Kaspersky ICS CERT has officially disclosed a severe, hardware-level vulnerability affecting a massive range of Qualcomm Snapdragon chipsets. Publicly presented at the Black Hat Asia 2026 conference on April 23, this exploit—tracked as CVE-2026-25262—has sent ripples through the tech community. Originally confirmed by Qualcomm in April 2025, the details are now fully public, revealing a dangerous backdoor that can lead to catastrophic data loss and complete device compromise.

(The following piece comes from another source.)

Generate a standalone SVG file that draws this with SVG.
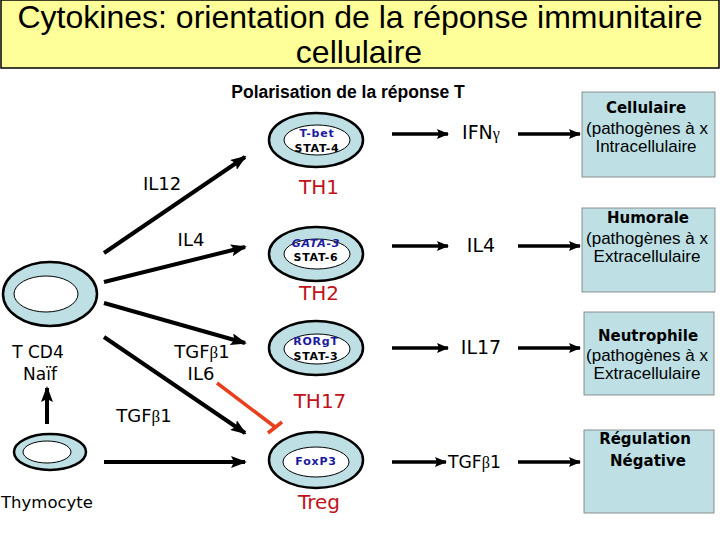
<svg xmlns="http://www.w3.org/2000/svg" width="720" height="540" viewBox="0 0 720 540">
<defs>
<marker id="ah" markerUnits="userSpaceOnUse" markerWidth="16" markerHeight="12" refX="14" refY="6" orient="auto">
<path d="M0,0 L16,6 L0,12 L3,6 Z" fill="#000"/>
</marker>
<marker id="ahs" markerUnits="userSpaceOnUse" markerWidth="12" markerHeight="10" refX="11" refY="5" orient="auto">
<path d="M0,0 L12,5 L0,10 L2,5 Z" fill="#000"/>
</marker>
<style>
.cell{fill:#BEE0E5;stroke:#000;stroke-width:2.5}
.inner{fill:#fff;stroke:#000;stroke-width:1}
.box{fill:#BEE0E5;stroke:#777;stroke-width:0.8}
.c{font-family:"DejaVu Sans",sans-serif;fill:#000}
.a{font-family:"Liberation Sans",Arial,sans-serif;fill:#000}
.red{font-family:"DejaVu Sans",sans-serif;fill:#C0121A;font-size:20px;text-anchor:middle}
.in{font-family:"DejaVu Sans",sans-serif;font-weight:bold;font-size:11px;text-anchor:middle;letter-spacing:0.8px}
.hd{font-family:"DejaVu Sans",sans-serif;font-weight:bold;font-size:15px;text-anchor:middle}
.sub{font-family:"Liberation Sans",Arial,sans-serif;font-size:17px;text-anchor:middle}
.ar{stroke:#000;stroke-width:4;fill:none;marker-end:url(#ah)}
.ar2{stroke:#000;stroke-width:3.5;fill:none;marker-end:url(#ahs)}
</style>
</defs>
<rect width="720" height="540" fill="#fff"/>
<g id="title">
<rect x="1" y="0" width="718" height="68" fill="#FFFF99" stroke="#000" stroke-width="1.5"/>
<text class="a" x="360" y="28" font-size="32" text-anchor="middle" textLength="685" lengthAdjust="spacingAndGlyphs">Cytokines: orientation de la réponse immunitaire</text>
<text class="a" x="359" y="63" font-size="32" text-anchor="middle">cellulaire</text>
</g>
<text class="a" x="348" y="98" font-size="17.5" font-weight="bold" text-anchor="middle">Polarisation de la réponse T</text>
<g id="tcd4">
<ellipse class="cell" cx="50" cy="294" rx="47" ry="32"/>
<ellipse class="inner" cx="46" cy="294" rx="32" ry="18"/>
<text class="c" x="38" y="358" font-size="17" text-anchor="middle">T CD4</text>
<text class="c" x="40" y="380" font-size="17" text-anchor="middle">Naïf</text>
</g>
<g id="thymocyte">
<ellipse class="cell" cx="50" cy="452" rx="36" ry="18"/>
<ellipse class="inner" cx="47" cy="452" rx="24" ry="11"/>
<text class="c" x="47" y="508" font-size="16.5" text-anchor="middle">Thymocyte</text>
</g>
<g id="th1">
<ellipse class="cell" cx="316" cy="140" rx="47" ry="27"/>
<ellipse class="inner" cx="317" cy="140" rx="33" ry="15"/>
<text class="in" x="317" y="137" fill="#1A1AA0">T-bet</text>
<text class="in" x="317" y="152" fill="#000">STAT-4</text>
<text class="red" x="319" y="194">TH1</text>
</g>
<g id="th2">
<ellipse class="cell" cx="316" cy="254" rx="47" ry="27"/>
<ellipse class="inner" cx="317" cy="254" rx="33" ry="15"/>
<text class="in" x="316" y="247" fill="#1A1AA0" font-style="italic" font-size="10" letter-spacing="0">GATA-3</text>
<text class="in" x="316" y="261" fill="#000">STAT-6</text>
<text class="red" x="319" y="300">TH2</text>
</g>
<g id="th17">
<ellipse class="cell" cx="316" cy="348" rx="47" ry="27"/>
<ellipse class="inner" cx="317" cy="349" rx="33" ry="15"/>
<text class="in" x="316" y="345" fill="#1A1AA0" font-size="9.5" letter-spacing="0">RORgT</text>
<text class="in" x="316" y="360" fill="#000">STAT-3</text>
<text class="red" x="320" y="408">TH17</text>
</g>
<g id="treg">
<ellipse class="cell" cx="316" cy="460" rx="47" ry="28"/>
<ellipse class="inner" cx="316" cy="462" rx="33" ry="15"/>
<text class="in" x="316" y="465" fill="#1A1AA0" font-size="9.5" letter-spacing="0">FoxP3</text>
<text class="red" x="319" y="509">Treg</text>
</g>
<g id="box-cellulaire">
<rect class="box" x="582" y="92" width="133" height="85"/>
<text class="hd" x="646" y="113">Cellulaire</text>
<text class="sub" x="647" y="134">(pathogènes à x</text>
<text class="sub" x="646" y="152">Intracellulaire</text>
</g>
<g id="box-humorale">
<rect class="box" x="582" y="208" width="133" height="84"/>
<text class="hd" x="648" y="223">Humorale</text>
<text class="sub" x="647" y="244">(pathogènes à x</text>
<text class="sub" x="647" y="262">Extracellulaire</text>
</g>
<g id="box-neutrophile">
<rect class="box" x="584" y="312" width="130" height="83"/>
<text class="hd" x="648" y="341">Neutrophile</text>
<text class="sub" x="647" y="361">(pathogènes à x</text>
<text class="sub" x="647" y="379">Extracellulaire</text>
</g>
<g id="box-regulation">
<rect class="box" x="584" y="430" width="130" height="83"/>
<text class="hd" x="645" y="444">Régulation</text>
<text class="hd" x="648" y="466">Négative</text>
</g>
<g id="connectors">
<line class="ar" x1="104" y1="253" x2="245" y2="157"/>
<line class="ar" x1="104" y1="282" x2="245" y2="247"/>
<line class="ar" x1="104" y1="303" x2="245" y2="343"/>
<line class="ar" x1="104" y1="337" x2="245" y2="433"/>
<line class="ar" x1="104" y1="462" x2="245" y2="462"/>
<line class="ar" x1="47" y1="424" x2="47" y2="388"/>
<line x1="217" y1="383" x2="275" y2="427" stroke="#E8401C" stroke-width="3.5"/>
<line x1="268" y1="433" x2="282" y2="422" stroke="#E8401C" stroke-width="3.5"/>
<line class="ar2" x1="392" y1="134" x2="448" y2="134"/>
<line class="ar2" x1="392" y1="246" x2="448" y2="246"/>
<line class="ar2" x1="392" y1="348" x2="448" y2="348"/>
<line class="ar2" x1="392" y1="462" x2="446" y2="462"/>
<line class="ar2" x1="518" y1="134" x2="580" y2="134"/>
<line class="ar2" x1="518" y1="246" x2="580" y2="246"/>
<line class="ar2" x1="518" y1="348" x2="580" y2="348"/>
<line class="ar2" x1="518" y1="462" x2="580" y2="462"/>
</g>
<g id="labels">
<text class="c" x="162" y="190" font-size="18" text-anchor="middle">IL12</text>
<text class="c" x="191" y="246" font-size="18" text-anchor="middle">IL4</text>
<text class="c" x="202" y="358" font-size="18" text-anchor="middle">TGF<tspan font-family="Liberation Serif,serif" font-size="17">β</tspan>1</text>
<text class="c" x="201" y="380" font-size="18" text-anchor="middle">IL6</text>
<text class="c" x="144" y="422" font-size="18" text-anchor="middle">TGF<tspan font-family="Liberation Serif,serif" font-size="17">β</tspan>1</text>
<text class="c" x="481" y="139" font-size="19" text-anchor="middle">IFN<tspan font-family="Liberation Serif,serif" font-size="16">γ</tspan></text>
<text class="c" x="481" y="252" font-size="19" text-anchor="middle">IL4</text>
<text class="c" x="481" y="354" font-size="19" text-anchor="middle">IL17</text>
<text class="c" x="448" y="468" font-size="18" textLength="53" lengthAdjust="spacingAndGlyphs">TGF<tspan font-family="Liberation Serif,serif" font-size="17">β</tspan>1</text>
</g>
</svg>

The Sahara Protocol and BootROM Exploitation
The vulnerability resides deep within the BootROM—the very first piece of firmware that executes at the hardware level when a device powers on. Because this code is hardcoded into the silicon, it is notoriously difficult, if not impossible, to patch via standard Over-The-Air (OTA) software updates.
Security researchers found a critical flaw in Qualcomm’s communication over the Sahara protocol. For those familiar with deep-level device flashing, the Sahara protocol is the low-level communication system utilized during Emergency Download (EDL) mode. It is designed to load essential software before the main operating system even boots.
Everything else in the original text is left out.